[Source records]
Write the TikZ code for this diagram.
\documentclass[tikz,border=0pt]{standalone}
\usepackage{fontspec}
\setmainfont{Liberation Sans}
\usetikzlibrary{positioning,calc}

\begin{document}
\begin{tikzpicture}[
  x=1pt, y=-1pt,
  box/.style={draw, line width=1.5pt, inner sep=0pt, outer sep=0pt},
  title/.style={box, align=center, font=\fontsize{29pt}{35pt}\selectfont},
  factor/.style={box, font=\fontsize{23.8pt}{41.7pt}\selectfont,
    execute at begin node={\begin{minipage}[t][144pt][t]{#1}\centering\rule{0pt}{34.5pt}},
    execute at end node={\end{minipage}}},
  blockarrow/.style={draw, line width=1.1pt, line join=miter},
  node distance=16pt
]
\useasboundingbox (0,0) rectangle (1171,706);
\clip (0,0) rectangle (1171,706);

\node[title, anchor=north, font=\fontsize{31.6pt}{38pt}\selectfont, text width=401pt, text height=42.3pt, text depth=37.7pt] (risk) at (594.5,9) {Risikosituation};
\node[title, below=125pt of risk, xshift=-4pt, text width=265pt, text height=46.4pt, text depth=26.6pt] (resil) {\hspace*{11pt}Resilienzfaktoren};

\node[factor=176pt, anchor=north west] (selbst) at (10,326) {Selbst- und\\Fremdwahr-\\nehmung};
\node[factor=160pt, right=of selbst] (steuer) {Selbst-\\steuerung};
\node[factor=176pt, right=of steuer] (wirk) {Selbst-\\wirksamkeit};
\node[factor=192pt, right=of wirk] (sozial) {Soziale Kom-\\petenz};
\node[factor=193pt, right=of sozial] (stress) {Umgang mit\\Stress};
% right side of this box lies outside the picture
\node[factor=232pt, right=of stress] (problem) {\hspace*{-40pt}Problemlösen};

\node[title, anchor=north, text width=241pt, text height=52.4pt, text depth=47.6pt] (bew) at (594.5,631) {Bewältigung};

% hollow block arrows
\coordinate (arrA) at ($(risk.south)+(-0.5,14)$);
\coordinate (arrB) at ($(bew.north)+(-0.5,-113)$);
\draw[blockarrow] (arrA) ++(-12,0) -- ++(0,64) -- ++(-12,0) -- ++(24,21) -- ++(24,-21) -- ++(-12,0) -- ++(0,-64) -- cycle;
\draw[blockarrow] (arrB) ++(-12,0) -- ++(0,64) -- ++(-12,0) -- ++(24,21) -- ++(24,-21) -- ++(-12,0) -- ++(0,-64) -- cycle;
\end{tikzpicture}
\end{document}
--
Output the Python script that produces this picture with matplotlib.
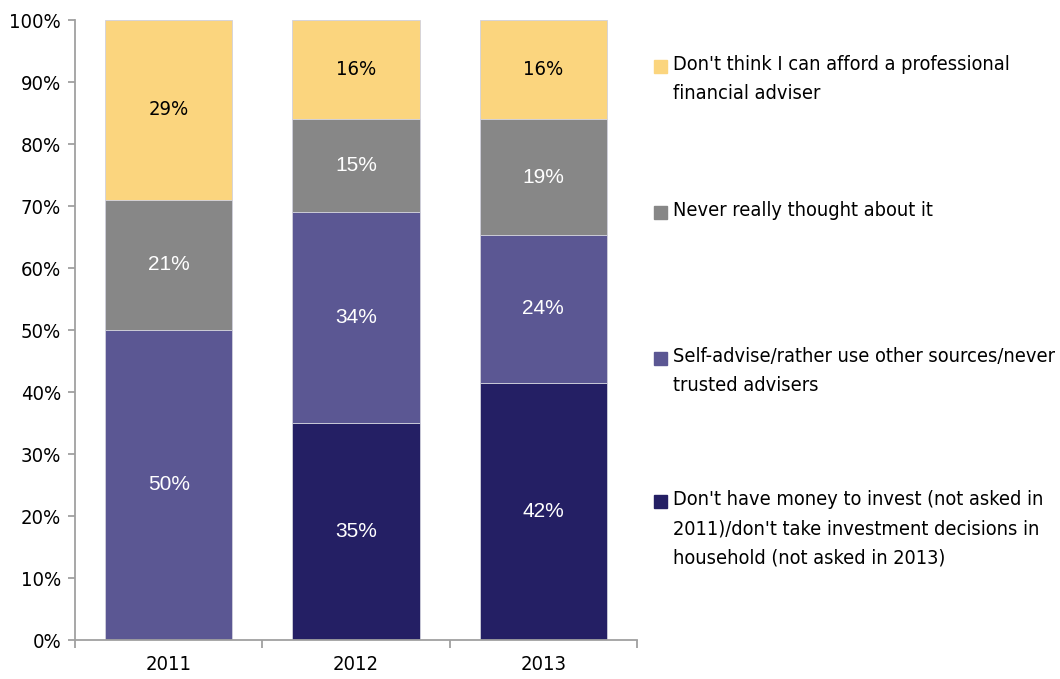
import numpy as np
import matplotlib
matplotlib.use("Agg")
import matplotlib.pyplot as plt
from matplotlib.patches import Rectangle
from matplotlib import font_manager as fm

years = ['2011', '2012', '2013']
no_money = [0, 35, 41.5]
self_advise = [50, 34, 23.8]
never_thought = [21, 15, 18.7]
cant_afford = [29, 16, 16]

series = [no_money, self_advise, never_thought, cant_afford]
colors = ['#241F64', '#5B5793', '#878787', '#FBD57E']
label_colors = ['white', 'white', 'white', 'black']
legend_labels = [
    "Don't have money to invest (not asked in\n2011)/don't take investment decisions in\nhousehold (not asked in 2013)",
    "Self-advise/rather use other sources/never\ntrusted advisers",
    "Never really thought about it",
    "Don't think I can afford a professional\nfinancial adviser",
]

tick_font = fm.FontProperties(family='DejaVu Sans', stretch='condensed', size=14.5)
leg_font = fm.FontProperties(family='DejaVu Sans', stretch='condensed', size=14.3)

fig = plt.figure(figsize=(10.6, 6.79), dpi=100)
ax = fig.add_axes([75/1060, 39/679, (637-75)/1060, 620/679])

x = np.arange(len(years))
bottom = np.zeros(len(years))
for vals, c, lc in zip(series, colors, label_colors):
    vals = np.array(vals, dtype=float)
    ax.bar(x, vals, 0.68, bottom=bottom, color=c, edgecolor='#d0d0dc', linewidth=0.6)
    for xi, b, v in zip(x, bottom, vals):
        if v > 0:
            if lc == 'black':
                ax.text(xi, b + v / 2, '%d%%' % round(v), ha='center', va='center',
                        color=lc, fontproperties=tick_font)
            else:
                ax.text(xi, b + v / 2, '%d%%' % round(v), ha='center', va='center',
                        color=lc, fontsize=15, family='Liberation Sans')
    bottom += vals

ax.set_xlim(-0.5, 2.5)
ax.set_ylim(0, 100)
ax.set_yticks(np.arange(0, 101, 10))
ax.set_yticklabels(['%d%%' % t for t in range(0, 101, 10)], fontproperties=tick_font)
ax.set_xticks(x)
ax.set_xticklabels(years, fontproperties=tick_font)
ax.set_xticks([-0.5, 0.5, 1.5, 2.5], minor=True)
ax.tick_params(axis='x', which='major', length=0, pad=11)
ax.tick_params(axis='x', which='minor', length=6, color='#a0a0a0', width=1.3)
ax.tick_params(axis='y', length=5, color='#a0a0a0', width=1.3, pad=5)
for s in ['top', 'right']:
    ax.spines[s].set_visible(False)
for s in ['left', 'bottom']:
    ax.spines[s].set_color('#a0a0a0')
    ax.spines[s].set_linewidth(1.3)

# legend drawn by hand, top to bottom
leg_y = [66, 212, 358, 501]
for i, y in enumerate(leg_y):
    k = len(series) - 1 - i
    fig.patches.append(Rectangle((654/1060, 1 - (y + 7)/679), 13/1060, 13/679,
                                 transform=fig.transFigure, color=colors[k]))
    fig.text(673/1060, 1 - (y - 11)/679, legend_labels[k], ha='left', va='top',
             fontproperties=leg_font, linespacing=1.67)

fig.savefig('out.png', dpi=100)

What is expected: Copy only the lines above from the one containing "Output the Python" through the one containing "ax = fig.add_axes([75/1060, 39/679, (637-75)/1060, 620/679])", both included. Leave out the pictures.

Answer for the task:
Output the Python script that produces this picture with matplotlib.
import numpy as np
import matplotlib
matplotlib.use("Agg")
import matplotlib.pyplot as plt
from matplotlib.patches import Rectangle
from matplotlib import font_manager as fm

years = ['2011', '2012', '2013']
no_money = [0, 35, 41.5]
self_advise = [50, 34, 23.8]
never_thought = [21, 15, 18.7]
cant_afford = [29, 16, 16]

series = [no_money, self_advise, never_thought, cant_afford]
colors = ['#241F64', '#5B5793', '#878787', '#FBD57E']
label_colors = ['white', 'white', 'white', 'black']
legend_labels = [
    "Don't have money to invest (not asked in\n2011)/don't take investment decisions in\nhousehold (not asked in 2013)",
    "Self-advise/rather use other sources/never\ntrusted advisers",
    "Never really thought about it",
    "Don't think I can afford a professional\nfinancial adviser",
]

tick_font = fm.FontProperties(family='DejaVu Sans', stretch='condensed', size=14.5)
leg_font = fm.FontProperties(family='DejaVu Sans', stretch='condensed', size=14.3)

fig = plt.figure(figsize=(10.6, 6.79), dpi=100)
ax = fig.add_axes([75/1060, 39/679, (637-75)/1060, 620/679])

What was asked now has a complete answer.